◆ WORK INSTRUCTIONS:
Count every line that includes the string "this" in the entries that follow. Nothing besides the number is needed.

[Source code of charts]
====================
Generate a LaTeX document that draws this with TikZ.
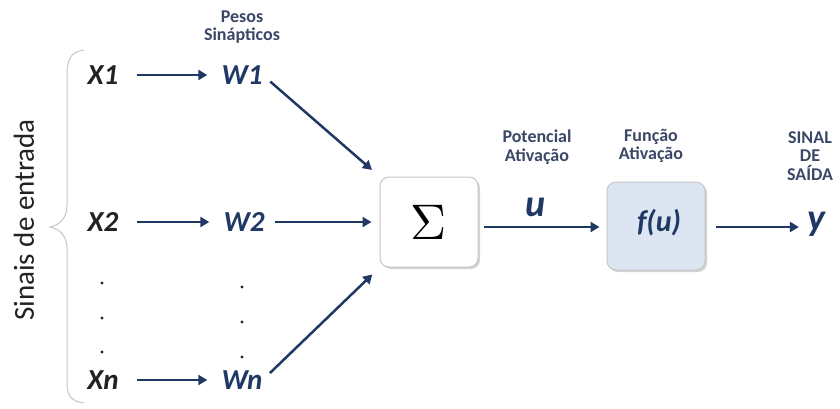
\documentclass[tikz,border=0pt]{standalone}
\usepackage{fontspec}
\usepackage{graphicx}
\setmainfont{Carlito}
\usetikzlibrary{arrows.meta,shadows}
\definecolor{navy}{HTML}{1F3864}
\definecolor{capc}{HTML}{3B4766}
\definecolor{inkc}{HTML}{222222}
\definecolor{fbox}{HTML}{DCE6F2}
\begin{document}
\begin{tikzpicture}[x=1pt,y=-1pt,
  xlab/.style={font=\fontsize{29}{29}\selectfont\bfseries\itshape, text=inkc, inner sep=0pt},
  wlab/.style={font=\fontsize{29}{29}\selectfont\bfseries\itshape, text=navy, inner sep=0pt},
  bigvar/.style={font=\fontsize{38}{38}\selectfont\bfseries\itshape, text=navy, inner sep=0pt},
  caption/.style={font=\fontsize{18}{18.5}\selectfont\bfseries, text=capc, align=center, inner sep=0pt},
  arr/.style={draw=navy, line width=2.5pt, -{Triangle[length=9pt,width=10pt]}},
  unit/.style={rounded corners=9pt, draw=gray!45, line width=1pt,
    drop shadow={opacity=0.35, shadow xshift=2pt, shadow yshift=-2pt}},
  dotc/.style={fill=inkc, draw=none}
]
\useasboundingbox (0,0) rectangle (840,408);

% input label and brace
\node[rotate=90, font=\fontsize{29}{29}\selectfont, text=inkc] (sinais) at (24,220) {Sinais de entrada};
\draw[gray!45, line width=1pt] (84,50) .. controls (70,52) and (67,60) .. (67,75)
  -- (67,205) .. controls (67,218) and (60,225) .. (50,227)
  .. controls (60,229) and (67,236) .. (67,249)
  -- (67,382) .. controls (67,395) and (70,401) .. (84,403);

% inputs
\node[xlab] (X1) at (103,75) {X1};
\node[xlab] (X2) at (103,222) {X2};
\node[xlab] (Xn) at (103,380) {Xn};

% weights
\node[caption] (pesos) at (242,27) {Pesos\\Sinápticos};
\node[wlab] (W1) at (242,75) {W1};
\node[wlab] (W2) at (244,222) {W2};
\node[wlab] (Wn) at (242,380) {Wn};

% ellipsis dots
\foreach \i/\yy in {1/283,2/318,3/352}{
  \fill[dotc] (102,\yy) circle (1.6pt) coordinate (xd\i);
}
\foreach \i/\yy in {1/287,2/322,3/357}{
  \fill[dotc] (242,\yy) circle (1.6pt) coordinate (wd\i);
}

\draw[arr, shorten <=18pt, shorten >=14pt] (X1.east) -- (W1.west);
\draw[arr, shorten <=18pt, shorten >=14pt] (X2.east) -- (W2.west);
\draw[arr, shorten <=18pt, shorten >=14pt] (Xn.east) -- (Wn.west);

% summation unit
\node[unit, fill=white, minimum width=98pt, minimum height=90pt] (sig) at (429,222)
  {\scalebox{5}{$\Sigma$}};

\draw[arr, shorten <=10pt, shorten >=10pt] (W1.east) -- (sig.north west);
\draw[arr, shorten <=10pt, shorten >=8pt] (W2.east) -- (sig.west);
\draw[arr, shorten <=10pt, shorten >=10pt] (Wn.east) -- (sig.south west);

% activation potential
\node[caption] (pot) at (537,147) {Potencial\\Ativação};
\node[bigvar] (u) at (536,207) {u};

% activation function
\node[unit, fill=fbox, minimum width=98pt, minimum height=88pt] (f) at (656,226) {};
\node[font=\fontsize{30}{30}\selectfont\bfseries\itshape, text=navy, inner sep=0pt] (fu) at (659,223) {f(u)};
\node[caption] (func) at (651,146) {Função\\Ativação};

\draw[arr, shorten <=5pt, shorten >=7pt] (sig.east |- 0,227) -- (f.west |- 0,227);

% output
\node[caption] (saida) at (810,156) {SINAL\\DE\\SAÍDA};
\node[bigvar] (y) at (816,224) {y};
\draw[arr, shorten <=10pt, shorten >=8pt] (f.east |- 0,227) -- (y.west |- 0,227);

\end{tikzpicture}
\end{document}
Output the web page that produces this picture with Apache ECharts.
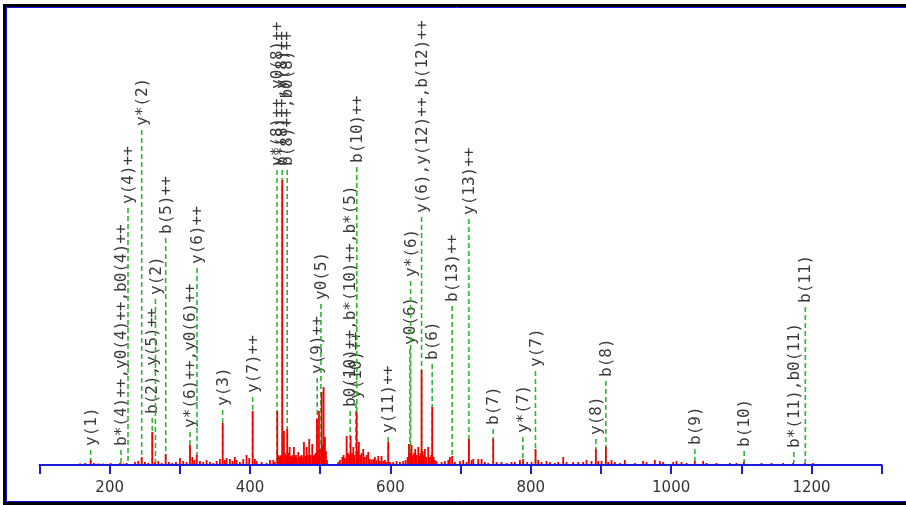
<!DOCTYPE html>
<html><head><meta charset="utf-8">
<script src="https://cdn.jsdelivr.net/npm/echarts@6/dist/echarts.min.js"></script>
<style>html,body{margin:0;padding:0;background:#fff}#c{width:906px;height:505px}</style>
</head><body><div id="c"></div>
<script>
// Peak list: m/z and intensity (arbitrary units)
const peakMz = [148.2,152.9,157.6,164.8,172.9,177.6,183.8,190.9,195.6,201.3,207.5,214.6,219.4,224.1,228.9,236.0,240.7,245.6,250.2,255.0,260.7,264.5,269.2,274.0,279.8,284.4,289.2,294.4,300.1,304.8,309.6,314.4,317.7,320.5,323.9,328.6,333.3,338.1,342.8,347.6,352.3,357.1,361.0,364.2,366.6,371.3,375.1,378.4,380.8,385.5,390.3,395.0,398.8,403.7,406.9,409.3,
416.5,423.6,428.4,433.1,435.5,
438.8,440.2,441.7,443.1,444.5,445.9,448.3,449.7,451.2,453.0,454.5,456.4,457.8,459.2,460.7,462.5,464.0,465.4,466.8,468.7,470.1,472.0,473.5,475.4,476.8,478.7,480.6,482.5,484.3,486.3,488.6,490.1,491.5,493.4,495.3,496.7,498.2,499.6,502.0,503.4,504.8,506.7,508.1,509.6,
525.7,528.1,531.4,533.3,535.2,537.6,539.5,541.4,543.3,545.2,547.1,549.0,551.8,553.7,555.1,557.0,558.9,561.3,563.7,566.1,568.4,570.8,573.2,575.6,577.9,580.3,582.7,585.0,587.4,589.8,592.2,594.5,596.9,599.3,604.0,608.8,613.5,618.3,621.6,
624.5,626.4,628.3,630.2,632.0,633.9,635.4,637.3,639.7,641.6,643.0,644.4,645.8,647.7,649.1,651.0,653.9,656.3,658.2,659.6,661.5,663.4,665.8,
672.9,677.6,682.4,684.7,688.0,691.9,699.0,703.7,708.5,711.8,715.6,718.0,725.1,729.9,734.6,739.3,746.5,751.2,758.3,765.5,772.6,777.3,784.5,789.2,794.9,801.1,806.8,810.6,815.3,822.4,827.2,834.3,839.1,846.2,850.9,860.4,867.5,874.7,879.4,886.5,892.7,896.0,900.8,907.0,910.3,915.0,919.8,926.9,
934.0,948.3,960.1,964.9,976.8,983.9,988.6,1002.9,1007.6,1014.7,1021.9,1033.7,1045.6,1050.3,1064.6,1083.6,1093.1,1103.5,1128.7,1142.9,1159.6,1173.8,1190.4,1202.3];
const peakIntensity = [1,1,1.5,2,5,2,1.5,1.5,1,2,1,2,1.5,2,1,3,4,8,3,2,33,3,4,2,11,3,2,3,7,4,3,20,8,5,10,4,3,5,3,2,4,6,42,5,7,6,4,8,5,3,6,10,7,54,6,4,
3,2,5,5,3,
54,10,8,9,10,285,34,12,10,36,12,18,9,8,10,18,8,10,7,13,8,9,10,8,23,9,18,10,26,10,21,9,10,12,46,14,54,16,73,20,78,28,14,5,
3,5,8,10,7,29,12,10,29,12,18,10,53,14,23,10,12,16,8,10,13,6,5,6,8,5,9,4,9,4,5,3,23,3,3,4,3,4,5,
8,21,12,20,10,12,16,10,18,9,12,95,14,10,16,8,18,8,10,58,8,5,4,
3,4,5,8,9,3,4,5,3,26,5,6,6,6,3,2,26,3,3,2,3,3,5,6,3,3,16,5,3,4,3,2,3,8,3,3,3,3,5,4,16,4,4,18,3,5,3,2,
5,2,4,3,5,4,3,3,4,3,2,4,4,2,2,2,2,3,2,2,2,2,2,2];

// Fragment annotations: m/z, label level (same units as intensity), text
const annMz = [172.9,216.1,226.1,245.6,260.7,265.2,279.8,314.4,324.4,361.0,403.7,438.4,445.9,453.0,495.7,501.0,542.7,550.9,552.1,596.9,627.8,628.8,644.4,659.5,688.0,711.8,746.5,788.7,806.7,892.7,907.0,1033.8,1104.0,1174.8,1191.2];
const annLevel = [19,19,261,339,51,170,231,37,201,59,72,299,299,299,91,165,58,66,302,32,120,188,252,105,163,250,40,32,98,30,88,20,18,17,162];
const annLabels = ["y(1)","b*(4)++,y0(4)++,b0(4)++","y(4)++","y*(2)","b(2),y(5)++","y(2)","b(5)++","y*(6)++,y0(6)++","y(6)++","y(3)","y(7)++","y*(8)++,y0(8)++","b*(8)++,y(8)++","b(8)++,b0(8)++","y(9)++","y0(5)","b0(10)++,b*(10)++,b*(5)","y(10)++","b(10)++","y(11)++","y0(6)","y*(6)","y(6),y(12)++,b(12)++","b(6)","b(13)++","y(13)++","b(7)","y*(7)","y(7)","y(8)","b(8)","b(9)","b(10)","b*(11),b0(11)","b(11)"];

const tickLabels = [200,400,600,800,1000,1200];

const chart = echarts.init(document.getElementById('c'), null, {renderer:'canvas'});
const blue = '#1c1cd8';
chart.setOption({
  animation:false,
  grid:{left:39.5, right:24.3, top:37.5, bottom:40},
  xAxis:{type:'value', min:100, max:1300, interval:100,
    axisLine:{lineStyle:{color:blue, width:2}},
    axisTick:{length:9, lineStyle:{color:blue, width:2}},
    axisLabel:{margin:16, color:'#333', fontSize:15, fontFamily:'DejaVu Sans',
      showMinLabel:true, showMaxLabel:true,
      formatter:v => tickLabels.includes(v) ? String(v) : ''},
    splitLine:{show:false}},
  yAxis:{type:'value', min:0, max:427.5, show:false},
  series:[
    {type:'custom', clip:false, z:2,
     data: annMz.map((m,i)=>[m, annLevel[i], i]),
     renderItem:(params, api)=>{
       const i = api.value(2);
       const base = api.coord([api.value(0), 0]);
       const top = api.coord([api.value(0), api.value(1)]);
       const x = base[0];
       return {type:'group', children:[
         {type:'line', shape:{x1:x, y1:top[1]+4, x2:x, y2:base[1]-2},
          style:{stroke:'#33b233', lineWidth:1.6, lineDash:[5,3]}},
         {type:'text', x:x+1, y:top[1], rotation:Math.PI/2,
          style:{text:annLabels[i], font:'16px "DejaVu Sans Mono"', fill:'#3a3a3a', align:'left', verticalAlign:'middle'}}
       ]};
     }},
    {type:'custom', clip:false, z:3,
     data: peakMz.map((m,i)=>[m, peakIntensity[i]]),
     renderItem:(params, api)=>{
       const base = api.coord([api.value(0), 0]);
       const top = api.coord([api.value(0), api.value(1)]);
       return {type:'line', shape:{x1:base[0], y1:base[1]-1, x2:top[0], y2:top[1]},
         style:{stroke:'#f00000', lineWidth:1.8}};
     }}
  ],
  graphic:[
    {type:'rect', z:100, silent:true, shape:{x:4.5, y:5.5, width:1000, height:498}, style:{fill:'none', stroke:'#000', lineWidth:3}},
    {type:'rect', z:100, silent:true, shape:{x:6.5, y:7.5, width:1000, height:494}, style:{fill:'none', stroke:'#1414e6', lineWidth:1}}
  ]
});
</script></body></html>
====================
◆ FULL SOLUTION:
2